The figures that inhabit the enclave are not immediately endearing. The children are not innocent blue-eyed creatures: but grimacing, troubled individuals; who often wield weapons. They are tough and resilient, relative to the environment's decay. They are enterprising and effective. The boy swings the ax, hunts with his gun and kills a number of animals. This perception of childhood is far from today’s, where children must be protected from tough realities. They relate rather to the children of the original fairy-tale-collections of the Brothers Grimm, before their harsh details and psychological tensions were cleaned up. Here, Hansel and Gretel are left in the middle of the dark forest to die; but manage to discover the man-eating witch and push her into the oven. The children in Lars Bang's paintings have recognized the world's evil and suffered a considerable loss of innocence. But they are struggling inwardly.

This loss of innocence is apparently debated in Lars Bang's painting The Apple Barn (2015), where a very comprehensive symbolism unfolds. Two boys are in an open barn. Next to them in the foreground of the picture, on an improvised table, sits a large box of red apples. A teddy-bear rests his back against the apple-box. On the table we also find a flowerpot with a golden-flowering tree, within whose branches hovers a dream image of another world: like the window in the caravan of the background, this tree throws light over the landscape. The tree is matched by two other trees in the foreground, one cropped so thoroughly that there are no branches left. The other has lost all its leaves. Apparently they are dead. Perhaps the apples are picked from the golden tree, or they are the last existing apples from the other trees. In any case, the boys are ready to defend them with beak and claw. Both are armed. One wields his knife to cut the apples into simple pieces, the other is watching to keep the snake at bay. 

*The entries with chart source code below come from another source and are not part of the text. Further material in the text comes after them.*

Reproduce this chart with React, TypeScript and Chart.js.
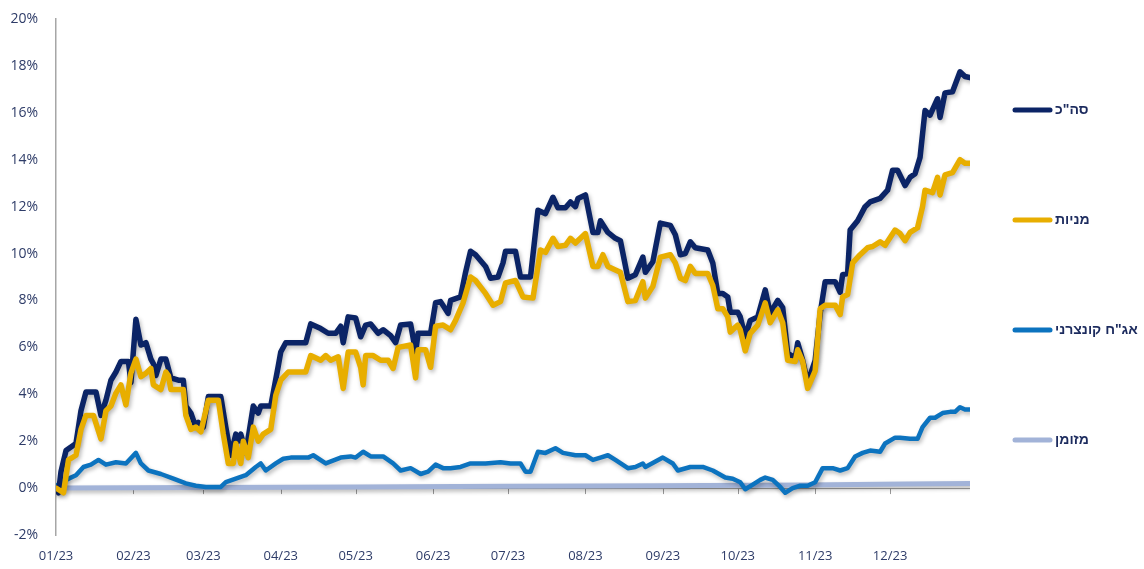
import React, { useEffect, useRef } from 'react';
import { Chart, registerables } from 'chart.js';

Chart.register(...registerables);

// Day-of-year (2023) positions of the month ticks and their labels
const monthDays = [0, 31, 59, 90, 120, 151, 181, 212, 243, 273, 304, 334];
const monthLabels = ['01/23', '02/23', '03/23', '04/23', '05/23', '06/23', '07/23', '08/23', '09/23', '10/23', '11/23', '12/23'];

// [day of year, cumulative return %]
const totalSeries: [number, number][] = [
  [0, 0], [1, -0.2], [2, 0.7], [4, 1.6], [8, 1.9], [10, 3.3], [12, 4.1], [16, 4.1], [18, 3.1], [20, 3.75],
  [22, 4.6], [24, 4.95], [26, 5.4], [29, 5.4], [30, 4.5], [32, 7.2], [34, 6.1], [36, 6.2], [38, 5.5], [39, 5.3],
  [40, 4.8], [42, 5.5], [44, 5.5], [46, 4.7], [49, 4.6], [51, 4.6], [52, 3.5], [54, 3.2], [56, 2.6], [57, 2.8],
  [59, 2.6], [61, 3.9], [66, 3.9], [68, 2.6], [70, 1.4], [72, 2.3], [73, 2.0], [74, 2.3], [76, 1.5], [79, 3.5],
  [81, 3.2], [82, 3.5], [86, 3.5], [89, 5.2], [90, 5.8], [92, 6.2], [100, 6.2], [102, 7.0], [106, 6.8], [109, 6.6],
  [112, 6.6], [114, 6.9], [115, 6.2], [117, 7.3], [120, 7.25], [122, 6.45], [124, 6.95], [126, 7.0], [129, 6.6], [131, 6.75],
  [134, 6.5], [136, 6.2], [138, 6.95], [142, 7.0], [144, 5.8], [145, 6.6], [150, 6.6], [152, 7.9], [154, 7.95], [157, 7.45],
  [158, 8.0], [162, 8.15], [164, 9.2], [166, 10.1], [168, 9.95], [172, 9.45], [174, 8.95], [177, 9.0], [179, 9.6], [180, 10.1],
  [184, 10.1], [186, 9.0], [190, 9.0], [193, 11.85], [196, 11.7], [199, 12.4], [201, 11.95], [204, 11.95], [206, 12.2], [208, 12.0],
  [209, 12.35], [212, 12.5], [215, 10.9], [217, 10.9], [218, 11.4], [221, 10.9], [224, 10.65], [226, 10.55], [229, 8.95], [232, 9.1],
  [235, 9.85], [236, 9.2], [239, 9.65], [242, 11.3], [246, 11.2], [248, 10.8], [250, 9.95], [252, 10.0], [254, 10.5], [256, 10.25],
  [261, 10.15], [263, 9.6], [265, 8.3], [267, 8.3], [269, 8.15], [270, 7.5], [273, 7.5], [274, 7.3], [276, 6.45], [278, 7.15],
  [281, 7.3], [284, 8.45], [286, 7.45], [289, 8.0], [291, 7.7], [293, 5.75], [296, 5.55], [297, 6.2], [299, 5.45], [301, 4.5],
  [304, 5.45], [306, 7.45], [308, 8.8], [312, 8.8], [314, 8.35], [315, 9.1], [317, 9.15], [318, 11.0], [321, 11.4], [324, 12.0],
  [326, 12.2], [330, 12.35], [333, 12.7], [335, 13.55], [337, 13.55], [340, 12.9], [342, 13.25], [344, 13.4], [346, 14.1], [348, 16.1],
  [350, 15.9], [353, 16.6], [354, 15.8], [356, 16.85], [359, 16.9], [362, 17.75], [364, 17.55], [366, 17.5],
];

const equitySeries: [number, number][] = [
  [0, 0], [3, -0.2], [5, 1.2], [8, 1.4], [10, 2.5], [12, 3.1], [15, 3.1], [18, 2.1], [20, 3.3], [22, 3.5],
  [24, 4.05], [26, 4.4], [28, 3.55], [30, 4.9], [32, 5.5], [34, 4.75], [36, 4.9], [38, 5.1], [39, 4.4], [42, 4.2],
  [44, 4.95], [45, 4.8], [46, 4.2], [51, 4.2], [52, 3.1], [54, 2.5], [56, 2.6], [58, 2.4], [61, 3.75], [65, 3.75],
  [67, 2.3], [69, 1.05], [71, 1.05], [72, 1.9], [74, 1.05], [75, 2.0], [77, 1.3], [79, 2.6], [81, 2.0], [83, 2.3],
  [86, 2.5], [88, 3.95], [90, 4.6], [93, 4.95], [100, 4.95], [102, 5.65], [106, 5.45], [108, 5.65], [110, 5.45], [113, 5.6],
  [115, 4.25], [117, 5.8], [120, 5.8], [122, 5.15], [123, 4.4], [124, 5.65], [127, 5.65], [130, 5.45], [133, 5.45], [135, 5.1],
  [137, 6.0], [142, 6.1], [144, 4.7], [145, 5.9], [148, 5.9], [150, 5.15], [152, 6.9], [155, 6.95], [158, 6.75], [160, 7.15],
  [163, 7.9], [166, 9.0], [168, 8.85], [172, 8.3], [175, 7.8], [178, 7.95], [180, 8.75], [184, 8.85], [187, 8.15], [191, 8.1],
  [194, 10.15], [196, 10.05], [199, 10.65], [201, 10.3], [204, 10.35], [206, 10.65], [208, 10.45], [212, 10.85], [215, 9.45], [217, 9.45],
  [219, 9.95], [221, 9.45], [224, 9.3], [226, 9.2], [229, 7.95], [232, 8.0], [235, 8.8], [236, 8.1], [239, 8.6], [242, 9.85],
  [246, 9.95], [248, 9.6], [250, 8.95], [252, 8.85], [254, 9.45], [256, 9.15], [261, 9.15], [263, 8.65], [265, 7.65], [267, 7.65],
  [269, 7.3], [270, 6.65], [273, 6.95], [274, 6.75], [276, 5.85], [278, 6.6], [281, 6.95], [284, 7.9], [286, 7.05], [289, 7.6],
  [291, 7.05], [293, 5.45], [296, 5.4], [297, 5.9], [299, 5.4], [301, 4.25], [304, 5.0], [306, 7.65], [308, 7.8], [312, 7.8],
  [314, 7.4], [315, 8.15], [317, 8.25], [319, 9.6], [322, 9.95], [325, 10.25], [327, 10.3], [330, 10.5], [332, 10.35], [336, 11.0],
  [338, 10.85], [340, 10.55], [342, 10.9], [345, 11.1], [347, 12.0], [348, 12.7], [351, 12.6], [353, 13.25], [354, 12.5], [356, 13.35],
  [359, 13.45], [362, 14.0], [364, 13.85], [366, 13.85],
];

const bondSeries: [number, number][] = [
  [0, 0.1], [4, 0.35], [8, 0.55], [11, 0.9], [14, 1.0], [17, 1.2], [20, 1.0], [24, 1.1], [28, 1.05], [32, 1.5],
  [34, 1.05], [37, 0.75], [42, 0.6], [47, 0.4], [52, 0.2], [56, 0.1], [60, 0.05], [66, 0.05], [68, 0.25], [72, 0.4],
  [76, 0.55], [80, 0.9], [82, 1.05], [84, 0.75], [88, 1.05], [91, 1.25], [94, 1.3], [101, 1.3], [103, 1.4], [108, 1.05],
  [114, 1.3], [118, 1.35], [120, 1.3], [123, 1.55], [126, 1.35], [131, 1.35], [135, 1.05], [138, 0.75], [142, 0.85], [146, 0.6],
  [149, 0.7], [152, 1.0], [155, 0.85], [158, 0.85], [162, 0.9], [166, 1.05], [172, 1.05], [178, 1.1], [182, 1.05], [186, 1.05],
  [188, 0.7], [190, 0.7], [193, 1.55], [196, 1.5], [200, 1.7], [203, 1.5], [208, 1.4], [212, 1.4], [215, 1.2], [218, 1.3],
  [221, 1.4], [224, 1.2], [229, 0.85], [232, 0.9], [235, 1.05], [236, 0.9], [243, 1.3], [247, 1.05], [249, 0.75], [254, 0.9],
  [259, 0.9], [263, 0.75], [268, 0.45], [271, 0.4], [274, 0.25], [276, -0.05], [279, 0.15], [282, 0.35], [284, 0.45], [287, 0.35],
  [290, 0.05], [292, -0.2], [295, 0], [298, 0.1], [301, 0.1], [304, 0.25], [307, 0.85], [311, 0.85], [314, 0.75], [317, 0.85],
  [320, 1.35], [323, 1.5], [326, 1.6], [330, 1.55], [332, 1.9], [336, 2.15], [338, 2.15], [342, 2.1], [345, 2.1], [347, 2.6],
  [350, 3.0], [352, 3.0], [355, 3.2], [358, 3.25], [360, 3.25], [362, 3.45], [364, 3.35], [366, 3.35],
];

const cashSeries: [number, number][] = [
  [0, 0], [60, 0.02], [120, 0.05], [180, 0.08], [240, 0.1], [300, 0.13], [340, 0.17], [366, 0.2],
];

const seriesLabels = ['סה"כ', 'מניות', 'אג"ח קונצרני', 'מזומן'];
const seriesColors = ['#0b2466', '#e8ae00', '#0c73bf', '#a2b3d8'];

const toPoints = (s: [number, number][]) => s.map(([x, y]) => ({ x, y }));

const lineShadow = {
  id: 'lineShadow',
  beforeDatasetDraw(chart: any) {
    const ctx = chart.ctx;
    ctx.save();
    ctx.shadowColor = 'rgba(0,0,0,0.28)';
    ctx.shadowBlur = 4;
    ctx.shadowOffsetX = 1.5;
    ctx.shadowOffsetY = 2.5;
  },
  afterDatasetDraw(chart: any) {
    chart.ctx.restore();
  },
};

const zeroAxis = {
  id: 'zeroAxis',
  beforeDatasetsDraw(chart: any) {
    const { ctx, chartArea, scales } = chart;
    const y0 = scales.y.getPixelForValue(0);
    ctx.save();
    ctx.strokeStyle = '#9a9a9a';
    ctx.lineWidth = 1;
    ctx.beginPath();
    ctx.moveTo(chartArea.left, y0 + 0.5);
    ctx.lineTo(chartArea.right, y0 + 0.5);
    monthDays.forEach((d) => {
      const x = Math.round(scales.x.getPixelForValue(d)) + 0.5;
      ctx.moveTo(x, y0);
      ctx.lineTo(x, y0 + 6);
    });
    ctx.stroke();
    ctx.restore();
  },
};

const sideLegend = {
  id: 'sideLegend',
  afterDraw(chart: any) {
    const ctx = chart.ctx;
    const x0 = 1015;
    const x1 = 1050;
    ctx.save();
    seriesLabels.forEach((label, i) => {
      const y = 110 + i * 110;
      ctx.strokeStyle = seriesColors[i];
      ctx.lineWidth = 5;
      ctx.lineCap = 'round';
      ctx.beginPath();
      ctx.moveTo(x0, y);
      ctx.lineTo(x1, y);
      ctx.stroke();
      ctx.fillStyle = '#1c2b5e';
      ctx.font = 'bold 14px "Liberation Sans", "DejaVu Sans", Arial, sans-serif';
      ctx.textBaseline = 'middle';
      ctx.textAlign = 'left';
      (ctx as any).direction = 'rtl';
      ctx.fillText(label, 1055, y);
    });
    ctx.restore();
  },
};

export default function App() {
  const ref = useRef<HTMLCanvasElement | null>(null);
  useEffect(() => {
    if (!ref.current) return;
    const series = [totalSeries, equitySeries, bondSeries, cashSeries];
    const widths = [5.5, 5.5, 4.5, 5];
    const orders = [1, 0, 2, 3];
    const chart = new Chart(ref.current, {
      type: 'line',
      data: {
        datasets: series.map((s, i) => ({
          label: seriesLabels[i],
          data: toPoints(s),
          borderColor: seriesColors[i],
          backgroundColor: seriesColors[i],
          borderWidth: widths[i],
          pointRadius: 0,
          tension: 0,
          borderJoinStyle: 'round' as const,
          borderCapStyle: 'round' as const,
          order: orders[i],
          fill: false,
        })),
      },
      options: {
        responsive: false,
        animation: false,
        layout: { padding: { top: 19, right: 174, bottom: 0, left: 0 } },
        plugins: {
          legend: { display: false },
          tooltip: { enabled: false },
        },
        scales: {
          x: {
            type: 'linear',
            min: 0,
            max: 366,
            grid: { display: false, drawTicks: false },
            border: { display: false },
            afterBuildTicks: (scale: any) => {
              scale.ticks = monthDays.map((v) => ({ value: v }));
            },
            afterFit: (scale: any) => {
              scale.height = 34;
              scale.paddingLeft = 0;
              scale.paddingRight = 0;
            },
            ticks: {
              autoSkip: false,
              maxRotation: 0,
              padding: 13,
              color: '#2e3c68',
              font: { family: '"Open Sans", "Noto Sans", sans-serif', size: 13 },
              callback: (_v: any, i: number) => monthLabels[i],
            },
          },
          y: {
            min: -2,
            max: 20,
            grid: { display: false, drawTicks: false },
            border: { display: true, color: '#a6a6a6', width: 1.5 },
            afterFit: (scale: any) => {
              scale.width = 56;
              scale.paddingTop = 0;
              scale.paddingBottom = 0;
            },
            ticks: {
              stepSize: 2,
              padding: 18,
              color: '#2e3c68',
              font: { family: '"Open Sans", "Noto Sans", sans-serif', size: 14 },
              callback: (v: any) => `${v}%`,
            },
          },
        },
      },
      plugins: [zeroAxis, lineShadow, sideLegend],
    });
    return () => chart.destroy();
  }, []);

  return (
    <div style={{ position: 'absolute', left: 0, top: 0, width: 1144, height: 569, background: '#fff' }}>
      <canvas ref={ref} width={1144} height={569} />
    </div>
  );
}
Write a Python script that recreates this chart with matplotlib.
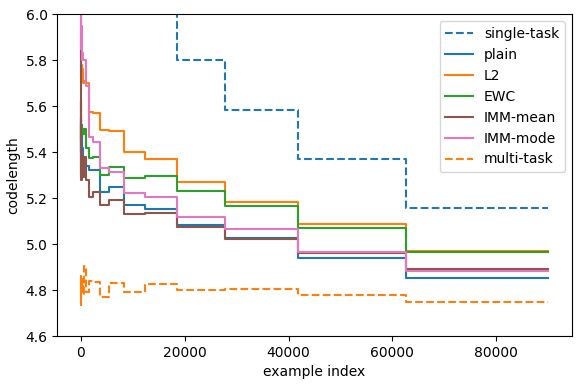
import matplotlib
matplotlib.use("Agg")
import matplotlib.pyplot as plt

# step boundaries (example index), geometric blocks
edges = [0, 64, 95, 143, 215, 322, 483, 724, 1086, 1630, 2444, 3666,
         5499, 8249, 12373, 18560, 27840, 41760, 62640, 90000]

# codelength per block (one value per interval)
single_task = [6.5, 6.5, 6.5, 6.5, 6.5, 6.5, 6.5, 6.5, 6.5, 6.5, 6.5, 6.5,
               6.5, 6.5, 6.5, 5.80, 5.584, 5.370, 5.158]
plain = [5.62, 5.45, 5.40, 5.52, 5.35, 5.42, 5.38, 5.36, 5.34, 5.322, 5.322,
         5.228, 5.250, 5.170, 5.152, 5.083, 5.025, 4.941, 4.854]
l2 = [6.2, 5.78, 5.74, 5.78, 5.72, 5.76, 5.70, 5.71, 5.70, 5.576, 5.572,
      5.495, 5.492, 5.399, 5.370, 5.270, 5.185, 5.086, 4.970]
ewc = [5.62, 5.50, 5.45, 5.52, 5.47, 5.50, 5.48, 5.50, 5.42, 5.375, 5.38,
       5.300, 5.337, 5.289, 5.298, 5.232, 5.166, 5.071, 4.967]
imm_mean = [5.86, 5.30, 5.55, 5.28, 5.40, 5.32, 5.29, 5.38, 5.28, 5.206, 5.228,
            5.170, 5.192, 5.130, 5.134, 5.076, 5.023, 4.960, 4.893]
imm_mode = [6.5, 6.1, 5.85, 5.95, 5.80, 5.83, 5.80, 5.80, 5.69, 5.467, 5.446,
            5.330, 5.315, 5.224, 5.204, 5.119, 5.067, 4.967, 4.885]
multi_task = [4.73, 4.87, 4.76, 4.85, 4.80, 4.83, 4.78, 4.905, 4.79, 4.84, 4.836,
              4.771, 4.830, 4.793, 4.825, 4.800, 4.806, 4.777, 4.749]

fig = plt.figure(figsize=(5.81, 3.86), dpi=100)
ax = fig.add_subplot(111)
fig.subplots_adjust(left=0.0986, right=0.984, top=0.963, bottom=0.1295)

def stair(vals, **kw):
    ax.step(edges, vals + [vals[-1]], where='post', linewidth=1.5, **kw)

stair(single_task, color='C0', linestyle='--', label='single-task')
stair(plain, color='C0', label='plain')
stair(l2, color='C1', label='L2')
stair(ewc, color='C2', label='EWC')
stair(imm_mean, color='C5', label='IMM-mean')
stair(imm_mode, color='C6', label='IMM-mode')
stair(multi_task, color='C1', linestyle='--', label='multi-task')

ax.set_ylim(4.6, 6.0)
ax.set_xticks([0, 20000, 40000, 60000, 80000])
ax.set_yticks([4.6, 4.8, 5.0, 5.2, 5.4, 5.6, 5.8, 6.0])
ax.set_xlabel('example index')
ax.set_ylabel('codelength')
ax.legend(loc='upper right')

fig.savefig('out.png', dpi=100)
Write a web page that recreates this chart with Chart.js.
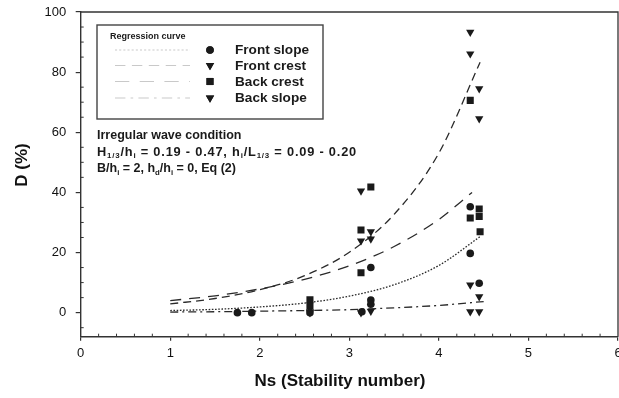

It is hard not to interpret the image in terms of the myth of the original sin. The children eat the apples, not only for nutrition, but also for insight. Maybe to reach the dream scene and the light. The childhood world, represented by the teddy bear, is abandoned. However, the world they are in is far from an original paradise. It seems rather as if Judgment Day has taken place. It seems a rendering of the biblical sense of sin, as in Genesis chapter 3: the fall of man by his revolt against God. Man himself will be like god, ie alive and forever: he will have both the tree of life and the tree of knowledge of good and evil, but as he eats the fruit of the tree of knowledge, he must be driven out of the garden of Eden; that is to say, out of the unconscious, animal, vegetative, childish dimension. Perhaps the two boys are just looking for God.